Любовь хулигана. "Ты дала красивое страданье"

 

Повинными в есенинском хулиганстве в творчестве и по жизни его близкий друг и собрат по делу имажинизма А. Мариенгоф полагал прежде всего критику, затем читателей и толпу в залах литературных кафе и клубов на поэтических вечерах и встречах.

 

                «Ещё до всероссийского эпатажа имажинистов, во времена “Инонии” и “Преображения”, печать бросила в него этим словом, потом прицепилась к нему, как к кличке, и стала повторять и вдалбливать с удивительной методичностью.

                Критика надоумила Есенина создать свою хулиганскую биографию, пронести себя хулиганом в поэзии и в жизни.

                Я помню критическую заметку, послужившую толчком для написания стихотворения “Дождик мокрыми мётлами чистит”, в котором он, впервые в стихотворной форме, воскликнул:

 

Плюйся, ветер, охапками листьев,

Я такой же, как ты, хулиган.

 

                Есенин читал эту вещь с огромным успехом. Когда выходил на эстраду, толпа орала:

– “Хулигана”.

                Тогда совершенно трезво и холодно – умом он решил, что это его дорога, его “рубашка”.

                Есенин вязал в один веник поэтические свои прутья и прутья быта. Он говорил:

                – Такая метла здоровше.

                И расчищал ею путь к славе.

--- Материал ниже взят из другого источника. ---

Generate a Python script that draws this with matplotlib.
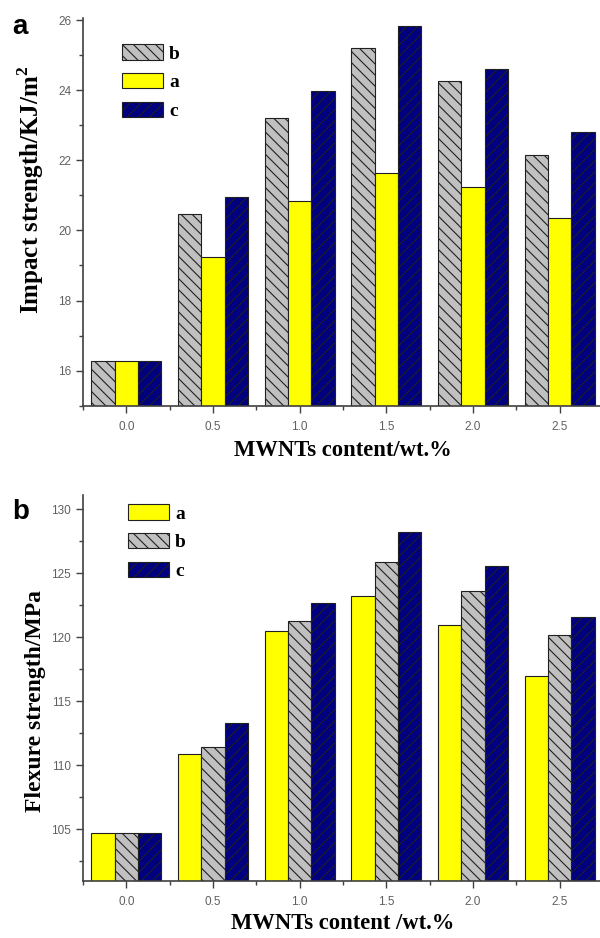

                Я не знаю, что чаще Есенин претворял: жизнь в стихи или стихи в жизнь.

                Маска для него становилась лицом и лицо маской.

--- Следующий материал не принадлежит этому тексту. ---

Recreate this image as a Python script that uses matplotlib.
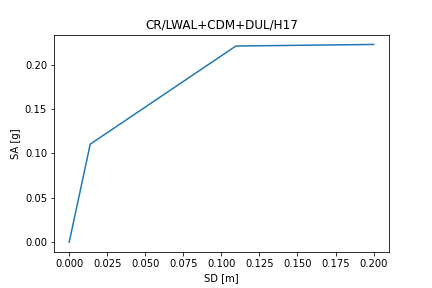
import matplotlib
matplotlib.use("Agg")
import matplotlib.pyplot as plt

sd = [0.0, 0.0138, 0.1095, 0.2]
sa = [0.0, 0.1105, 0.2212, 0.2230]

fig, ax = plt.subplots(figsize=(6, 4), dpi=72)
fig.subplots_adjust(bottom=0.125)
ax.plot(sd, sa)
ax.set_xlabel('SD [m]')
ax.set_ylabel('SA [g]')
ax.set_title('CR/LWAL+CDM+DUL/H17')
fig.savefig('out.png', dpi=72)
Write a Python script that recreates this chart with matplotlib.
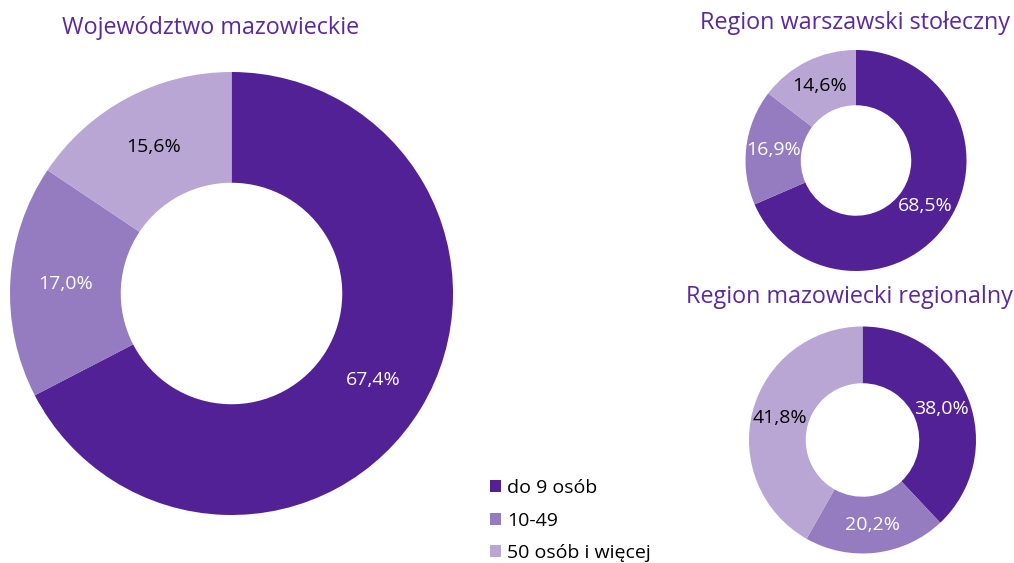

                Вскоре появилась поэма “Исповедь хулигана”, за нею книга того же названия и вслед, через некоторые промежутки, “Москва кабацкая”, “Любовь хулигана” и т. д., и т. д. во всевозможных вариациях и на бесчисленное число ладов».

(А. Б. Мариенгоф. «Роман без вранья»)

 

 

            Пусть так. Отчего нет? Это нисколько не умаляет Сергея Есенина.

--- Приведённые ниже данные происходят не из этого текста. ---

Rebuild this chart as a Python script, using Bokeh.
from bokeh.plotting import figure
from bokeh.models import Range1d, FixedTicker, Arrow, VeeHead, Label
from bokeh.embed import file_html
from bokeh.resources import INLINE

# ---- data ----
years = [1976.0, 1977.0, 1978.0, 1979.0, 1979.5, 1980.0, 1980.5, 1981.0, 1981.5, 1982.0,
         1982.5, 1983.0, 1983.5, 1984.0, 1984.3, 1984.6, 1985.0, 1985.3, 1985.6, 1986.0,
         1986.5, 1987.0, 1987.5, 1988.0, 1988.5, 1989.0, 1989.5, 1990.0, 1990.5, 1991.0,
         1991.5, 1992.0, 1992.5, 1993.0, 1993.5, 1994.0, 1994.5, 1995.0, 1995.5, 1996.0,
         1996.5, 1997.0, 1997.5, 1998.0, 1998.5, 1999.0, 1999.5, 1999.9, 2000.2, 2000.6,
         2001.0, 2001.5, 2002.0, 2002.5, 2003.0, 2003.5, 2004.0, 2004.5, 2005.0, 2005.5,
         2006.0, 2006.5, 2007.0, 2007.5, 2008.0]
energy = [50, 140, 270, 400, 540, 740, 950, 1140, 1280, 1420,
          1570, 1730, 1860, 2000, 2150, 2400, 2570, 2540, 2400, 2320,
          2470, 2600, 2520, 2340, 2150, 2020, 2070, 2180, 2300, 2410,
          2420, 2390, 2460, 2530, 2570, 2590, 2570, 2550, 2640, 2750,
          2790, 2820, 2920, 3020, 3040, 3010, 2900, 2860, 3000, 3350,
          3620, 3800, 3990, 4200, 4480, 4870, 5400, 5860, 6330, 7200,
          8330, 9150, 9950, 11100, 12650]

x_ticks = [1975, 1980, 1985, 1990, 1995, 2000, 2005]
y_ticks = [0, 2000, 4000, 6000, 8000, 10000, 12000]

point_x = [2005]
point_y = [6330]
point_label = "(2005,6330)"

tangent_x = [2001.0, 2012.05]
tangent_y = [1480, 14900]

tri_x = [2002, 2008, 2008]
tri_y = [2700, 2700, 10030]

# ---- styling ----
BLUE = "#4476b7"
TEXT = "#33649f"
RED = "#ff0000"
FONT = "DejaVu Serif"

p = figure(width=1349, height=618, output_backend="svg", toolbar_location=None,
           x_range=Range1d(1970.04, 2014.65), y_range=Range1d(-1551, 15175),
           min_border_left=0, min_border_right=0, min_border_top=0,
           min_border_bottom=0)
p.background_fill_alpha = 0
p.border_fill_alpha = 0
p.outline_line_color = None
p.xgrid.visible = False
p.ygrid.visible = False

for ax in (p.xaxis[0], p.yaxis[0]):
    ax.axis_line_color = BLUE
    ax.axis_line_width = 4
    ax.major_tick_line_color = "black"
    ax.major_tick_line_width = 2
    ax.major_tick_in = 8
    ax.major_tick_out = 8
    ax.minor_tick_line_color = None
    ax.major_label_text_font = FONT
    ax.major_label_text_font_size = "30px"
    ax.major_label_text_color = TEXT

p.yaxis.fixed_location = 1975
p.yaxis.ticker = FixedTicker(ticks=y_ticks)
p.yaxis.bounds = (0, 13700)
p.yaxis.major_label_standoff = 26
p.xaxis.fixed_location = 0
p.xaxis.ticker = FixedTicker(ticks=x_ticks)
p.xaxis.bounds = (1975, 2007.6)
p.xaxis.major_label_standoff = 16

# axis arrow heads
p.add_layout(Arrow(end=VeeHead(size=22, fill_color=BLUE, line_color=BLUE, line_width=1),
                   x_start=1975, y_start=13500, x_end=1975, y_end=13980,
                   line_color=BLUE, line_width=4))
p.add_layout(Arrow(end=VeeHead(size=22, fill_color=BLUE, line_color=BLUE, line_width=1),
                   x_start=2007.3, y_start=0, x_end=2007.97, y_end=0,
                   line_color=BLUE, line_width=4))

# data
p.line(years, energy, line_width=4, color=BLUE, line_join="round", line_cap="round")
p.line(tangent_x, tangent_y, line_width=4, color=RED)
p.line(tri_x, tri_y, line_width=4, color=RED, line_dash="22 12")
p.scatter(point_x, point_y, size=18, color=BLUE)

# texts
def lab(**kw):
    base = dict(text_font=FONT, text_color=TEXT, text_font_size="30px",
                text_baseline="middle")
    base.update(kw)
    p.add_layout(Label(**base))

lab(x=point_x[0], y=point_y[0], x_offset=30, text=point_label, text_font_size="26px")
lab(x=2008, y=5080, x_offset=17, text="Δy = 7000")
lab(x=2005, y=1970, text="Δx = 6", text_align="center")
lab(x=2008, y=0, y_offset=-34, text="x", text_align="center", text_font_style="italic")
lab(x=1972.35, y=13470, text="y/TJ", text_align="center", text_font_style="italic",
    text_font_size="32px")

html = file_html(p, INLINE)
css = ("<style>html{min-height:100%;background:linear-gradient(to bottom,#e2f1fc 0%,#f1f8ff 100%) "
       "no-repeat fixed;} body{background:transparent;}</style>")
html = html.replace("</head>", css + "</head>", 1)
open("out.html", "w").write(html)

            Та очевидность, с которой его друг раскрывал секреты «кухни» поэта, на многие годы обусловила пренебрежительное отношение к его роману, злокозненно переименованному той же самой критикой и толпой, что делала из С. Есенина хулигана, во «Враньё без романа».

            В любых воспоминаниях есть свои огрехи в хронологии, букве или в оценочных суждениях. Вместе с тем есть большая разница между подобными неточностями и ошибками, с одной стороны, и искажением самого духа и характера отношений, с другой. А. Мариенгоф, допуская огрехи в букве – невозможно воспроизвести прошлое дословно, не допускает искажения в духе и характере взаимоотношений. Будучи поэтом, чья муза совершенно не схожа с есенинской, он не только не мог соврать по духу, но и понимал, что, надумана маска или нет, это ничего не меняет.

            Это жизнь. Она сложилась так, что поэту пришлось стать тем, кем он стал – хулиганом, буяном в любви, стихах, славе без почтения, резких выражениях, брошенных сгоряча ли, целенамеренно. Но и – тончайшим лириком, – мыслью, чувством, – тем, что «у тебя в груди», – частью русской души, что когда-либо любила, звала, рвалась на свободу. Это ведь все русские мальчики сказались в его слове: «Не такой уж горький я пропойца, / Чтоб, тебя не видя, умереть». Это ведь у всех милых руки – пара лебедей, и каждая мать – помощь и отрада, несказанный свет. Сказано просто, а всё гениальное просто. И ему, как ребёнку, именующему мир, открыто будущее.